Required work: Everything from the first line down to the line containing "distribution<br>of larch wood</div>" is to be retyped exactly, both ends included, with pictures left out.

Supplied information:
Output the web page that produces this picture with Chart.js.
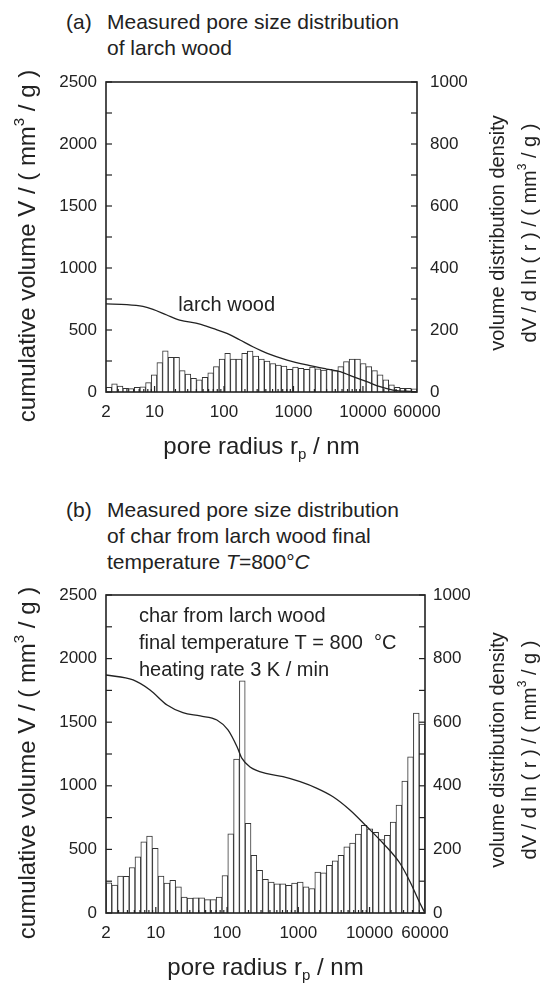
<!DOCTYPE html>
<html>
<head>
<meta charset="utf-8">
<script src="https://cdn.jsdelivr.net/npm/chart.js@4.4.1/dist/chart.umd.min.js"></script>
<style>
  html, body { margin: 0; padding: 0; background: #fff; }
  body { width: 542px; height: 983px; position: relative; overflow: hidden;
         font-family: "Liberation Sans", Arial, sans-serif; color: #222; }
  canvas { position: absolute; left: 0; }
  .head { position: absolute; font-size: 21px; line-height: 26px; white-space: nowrap; }
</style>
</head>
<body>
<div class="head" style="left:66px;top:9px">(a)</div>
<div class="head" style="left:107px;top:9px">Measured pore size distribution<br>of larch wood</div>

<div class="head" style="left:66px;top:497px">(b)</div>
<div class="head" style="left:107px;top:497px">Measured pore size distribution<br>of char from larch wood final<br>temperature <i>T</i>=800°<i>C</i></div>

<canvas id="chartA" width="542" height="480" style="top:0"></canvas>
<canvas id="chartB" width="542" height="503" style="top:480px"></canvas>

<script>
// ---- data -------------------------------------------------------------
// x-axis labels (pore radius, nm)
const radiusTicks = [2, 10, 100, 1000, 10000, 60000];

// (a) larch wood: cumulative pore volume curve
const radiusA     = [2, 4, 6.8, 9.5, 15, 23, 45, 69, 110, 170, 260, 420, 810, 1560, 3000, 4700, 7200, 11400, 17600, 27000, 52600, 60000];
const cumulativeA = [710, 705, 690, 667, 621, 580, 548, 513, 473, 419, 365, 312, 258, 218, 185, 164, 124, 83, 43, 16, 3, 0];
// (a) larch wood: volume distribution density, one bar per log-spaced bin
const densityA = [15, 26, 19, 12, 11, 15, 17, 30, 55, 95,
                  133, 112, 112, 69, 58, 44, 39, 47, 62, 82,
                  106, 125, 106, 106, 125, 132, 116, 106, 100, 92,
                  87, 84, 73, 80, 76, 73, 80, 75, 71, 73,
                  69, 82, 98, 106, 106, 92, 82, 69, 55, 39,
                  23, 15, 12, 12, 10];

// (b) char, final temperature 800 °C: cumulative pore volume curve
const radiusB     = [2, 4.8, 8.3, 14.4, 24, 42, 72, 103, 138, 162, 210, 364, 610, 1060, 1830, 3070, 5300, 9200, 15500, 26700, 37000, 51000, 60000];
const cumulativeB = [1871, 1832, 1753, 1635, 1575, 1549, 1517, 1439, 1307, 1215, 1148, 1095, 1072, 1032, 980, 914, 810, 678, 548, 391, 246, 76, 0];
// (b) char: volume distribution density
const densityB = [95, 88, 116, 115, 143, 177, 224, 242, 203, 116,
                  94, 103, 82, 50, 47, 48, 48, 42, 42, 50,
                  118, 249, 484, 730, 282, 181, 134, 106, 97, 92,
                  92, 87, 94, 97, 82, 77, 129, 126, 150, 164,
                  181, 208, 220, 248, 276, 265, 254, 231, 244, 286,
                  339, 415, 491, 629, 594];

// ---- drawing helpers --------------------------------------------------
const FONT = '"Liberation Sans", Arial, sans-serif';
const INK = '#222';

// draws a line of text made of runs (plain / sub / sup), centred at (cx, cy)
function drawRuns(ctx, runs, cx, cy, angle, size) {
  const small = Math.round(size * 0.62);
  const fontOf = r => `${(r.sub || r.sup) ? small : size}px ${FONT}`;
  let total = 0;
  const widths = runs.map(r => { ctx.font = fontOf(r); const w = ctx.measureText(r.t).width; total += w; return w; });
  ctx.save();
  ctx.translate(cx, cy);
  ctx.rotate(angle);
  ctx.textBaseline = 'middle';
  ctx.textAlign = 'left';
  ctx.fillStyle = INK;
  let x = -total / 2;
  runs.forEach((r, i) => {
    ctx.font = fontOf(r);
    const dy = r.sub ? size * 0.32 : r.sup ? -size * 0.36 : 0;
    ctx.fillText(r.t, x, dy);
    x += widths[i];
  });
  ctx.restore();
}

// frame, inward tick marks, axis titles and in-plot notes
function makeFrame(cfg) {
  return {
    id: 'frame',
    afterDatasetsDraw(chart) {
      const { ctx, chartArea: a, scales } = chart;
      ctx.save();
      ctx.strokeStyle = INK;
      ctx.lineWidth = 1.2;
      const seg = (x1, y1, x2, y2) => { ctx.beginPath(); ctx.moveTo(x1, y1); ctx.lineTo(x2, y2); ctx.stroke(); };
      scales.y.ticks.forEach(t => { const p = scales.y.getPixelForValue(t.value); seg(a.left, p, a.left + 6, p); });
      scales.yR.ticks.forEach(t => { const p = scales.yR.getPixelForValue(t.value); seg(a.right - 6, p, a.right, p); });
      for (let d = 1; d <= 10000; d *= 10) {
        for (let m = 1; m <= 9; m++) {
          const v = m * d;
          if (v <= 2 || v >= 60000) continue;
          const p = scales.x.getPixelForValue(v);
          seg(p, a.bottom, p, a.bottom - (m === 1 ? 6 : 3));
        }
      }
      ctx.lineWidth = 1.6;
      ctx.strokeRect(a.left, a.top, a.right - a.left, a.bottom - a.top);

      const midY = (a.top + a.bottom) / 2;
      drawRuns(ctx, [{ t: 'pore radius r' }, { t: 'p', sub: true }, { t: ' / nm' }],
               (a.left + a.right) / 2, a.bottom + 55, 0, 24);
      drawRuns(ctx, [{ t: 'cumulative volume V / ( mm' }, { t: '3', sup: true }, { t: ' / g )' }],
               28, midY + 9, -Math.PI / 2, 24);
      drawRuns(ctx, [{ t: 'volume distribution density' }], 498, midY - 4, -Math.PI / 2, 20);
      drawRuns(ctx, [{ t: 'dV / d ln ( r ) / ( mm' }, { t: '3', sup: true }, { t: ' / g )' }],
               530, midY - 4, -Math.PI / 2, 20);

      ctx.fillStyle = INK;
      ctx.font = `20px ${FONT}`;
      ctx.textAlign = 'left';
      ctx.textBaseline = 'middle';
      cfg.notes.forEach(n => ctx.fillText(n.text, scales.x.getPixelForValue(n.r), scales.y.getPixelForValue(n.v)));
      ctx.restore();
    }
  };
}

function buildChart(id, box, radius, cumulative, density, notes) {
  const tickFont = { family: FONT, size: 17 };
  return new Chart(document.getElementById(id), {
    type: 'bar',
    data: {
      labels: density.map((_, i) => i + 1),
      datasets: [
        {
          type: 'line',
          data: radius.map((r, i) => ({ x: r, y: cumulative[i] })),
          xAxisID: 'x', yAxisID: 'y',
          borderColor: INK, borderWidth: 1.3, pointRadius: 0,
          cubicInterpolationMode: 'monotone', fill: false, order: 0
        },
        {
          type: 'bar',
          data: density,
          xAxisID: 'xb', yAxisID: 'yR',
          backgroundColor: '#fff', borderColor: '#333', borderWidth: 1,
          barPercentage: 1, categoryPercentage: 1, grouped: false, order: 1
        }
      ]
    },
    options: {
      responsive: false, animation: false, events: [],
      datasets: { bar: { barPercentage: 1, categoryPercentage: 1 } },
      layout: { padding: { top: box.top, left: 0, right: 0, bottom: 0 } },
      plugins: { legend: { display: false }, tooltip: { enabled: false } },
      scales: {
        x: {
          type: 'logarithmic', position: 'bottom', min: 2, max: 60000, offset: false,
          grid: { display: false, drawTicks: false, offset: false }, border: { display: false },
          afterBuildTicks: s => { s.ticks = radiusTicks.map(v => ({ value: v })); },
          afterFit: s => { s.height = box.canvasH - box.bottom; },
          ticks: { autoSkip: false, maxRotation: 0, minRotation: 0, padding: 10,
                   color: INK, font: tickFont, callback: v => String(v) }
        },
        xb: {
          type: 'category', display: false, offset: true, grid: { offset: true },
          ticks: { autoSkip: false }
        },
        y: {
          type: 'linear', position: 'left', min: 0, max: 2500,
          grid: { display: false, drawTicks: false }, border: { display: false },
          afterFit: s => { s.width = box.left; },
          ticks: { stepSize: 250, autoSkip: false, padding: 9, color: INK, font: tickFont,
                   callback: v => (v % 500 === 0 ? String(v) : '') }
        },
        yR: {
          type: 'linear', position: 'right', min: 0, max: 1000,
          grid: { display: false, drawTicks: false }, border: { display: false },
          afterFit: s => { s.width = 542 - box.right; },
          ticks: { stepSize: 100, autoSkip: false, padding: box.rightPad, color: INK, font: tickFont,
                   callback: v => (v % 200 === 0 ? String(v) : '') }
        }
      }
    },
    plugins: [makeFrame({ notes })]
  });
}

buildChart('chartA', { top: 82, bottom: 392, left: 106, right: 417, canvasH: 480, rightPad: 13 },
           radiusA, cumulativeA, densityA,
           [{ text: 'larch wood', r: 22, v: 700 }]);

buildChart('chartB', { top: 115, bottom: 433, left: 106, right: 425, canvasH: 503, rightPad: 8 },
           radiusB, cumulativeB, densityB,
           [{ text: 'char from larch wood', r: 5.8, v: 2330 },
            { text: 'final temperature T = 800  °C', r: 5.8, v: 2120 },
            { text: 'heating rate 3 K / min', r: 5.8, v: 1910 }]);
</script>
</body>
</html>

Exercise answer:
Output the web page that produces this picture with Chart.js.
<!DOCTYPE html>
<html>
<head>
<meta charset="utf-8">
<script src="https://cdn.jsdelivr.net/npm/chart.js@4.4.1/dist/chart.umd.min.js"></script>
<style>
  html, body { margin: 0; padding: 0; background: #fff; }
  body { width: 542px; height: 983px; position: relative; overflow: hidden;
         font-family: "Liberation Sans", Arial, sans-serif; color: #222; }
  canvas { position: absolute; left: 0; }
  .head { position: absolute; font-size: 21px; line-height: 26px; white-space: nowrap; }
</style>
</head>
<body>
<div class="head" style="left:66px;top:9px">(a)</div>
<div class="head" style="left:107px;top:9px">Measured pore size distribution<br>of larch wood</div>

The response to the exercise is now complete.